Overuse of emergency departments is estimated to cost as much as $38 billion in wasteful spending annually. The main drivers of said overuse are lack of access to other primary care services and financial and legal obligations by hospitals to treat all patients who arrive in their emergency departments.

“We’ve been helping the government save money. Now, we can do it. It is mind boggling to me,” Kuhn said.

Kuhn says he hasn’t met with the Trump administration because he thinks it’s better to solve the issue legislatively. He did meet on one occasion with the Obama White House, a meeting he says taught him a great deal about how the Obamacare deal with insurance companies was struck.
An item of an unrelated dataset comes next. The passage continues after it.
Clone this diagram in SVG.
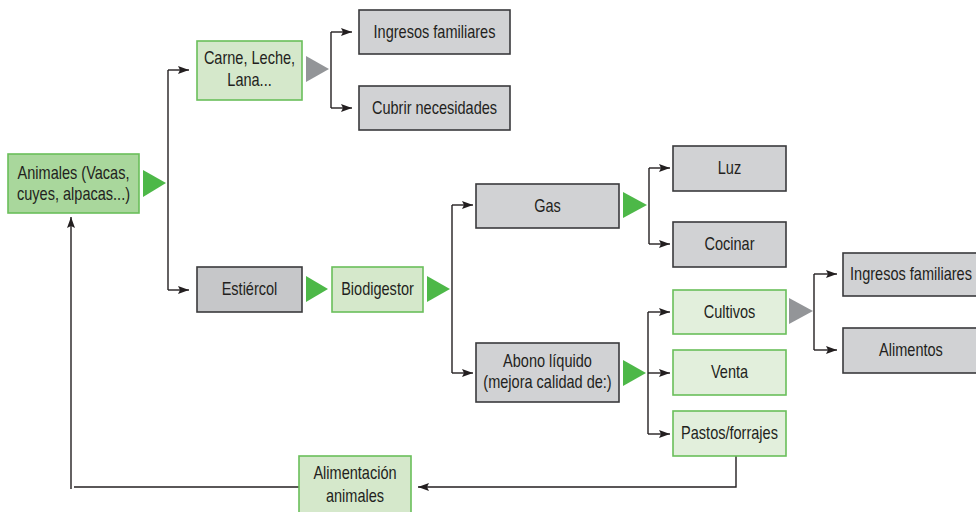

Kuhn went to the White House in July 2016 to meet with former deputy Health Director of White House Office of Health Care Reform Jeanne Lambrew. He knew her from years back and was hoping to lobby her towards removing the rule. Lambrew left him with a familiar message: the work PSI does is great, but it works to undermine the government-backed Medicare and Medicaid plans.
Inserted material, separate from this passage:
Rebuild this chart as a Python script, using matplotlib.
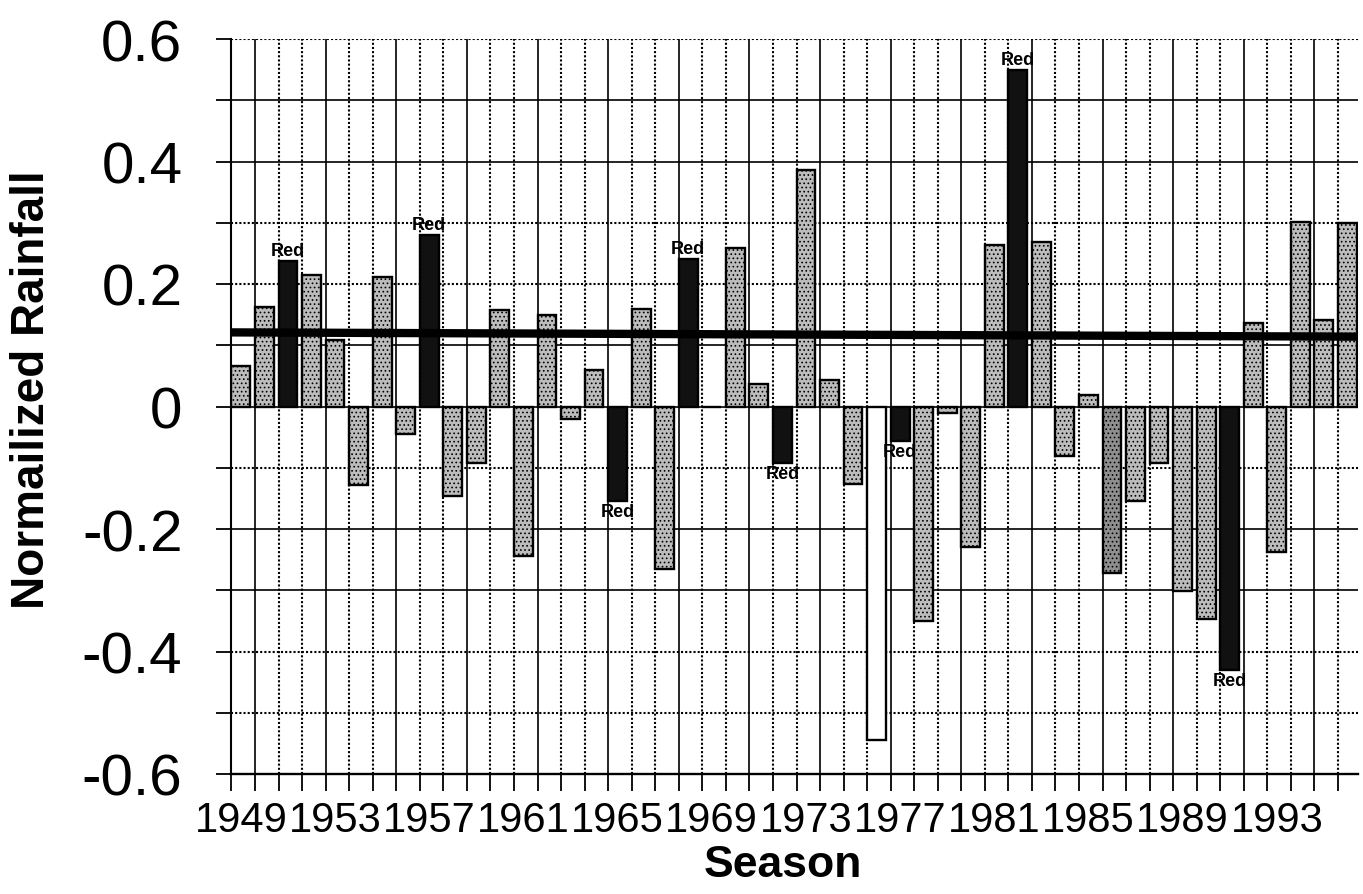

“We talked about the ruling. I said, ‘Here is an easy fix. Everybody is talking about filling in the cracks in the ACA. Here is an opportunity for us to fill this crack in. She said, ‘This wasn’t meant to harm, or to deter, non-profits. This is very important work that you do.’ She also said ‘we are concerned about certain populations and how that may be looking to steer people on to the marketplace plans.’”

Kuhn believes her statements reveal that some sort of deal was struck between the administration and insurance companies to get the Affordable Care Act settled into law.

“My interpretation was that now I understood that more than likely there has been a deal cut with insurance companies. They (Obama admin) had to make this work—the ACA had to work. If the insurance companies are complaining about having all these sick people on their plans, why not let us help out?,” he asked.

He said he offered Lambrew a solution, and she said she would follow up but never did.

Kuhn and his partners believe they can rally enough lawmakers to support their cause this time around, but insurance companies, their lobby arms and supporters of the Affordable Care Act will likely not give up without a fight.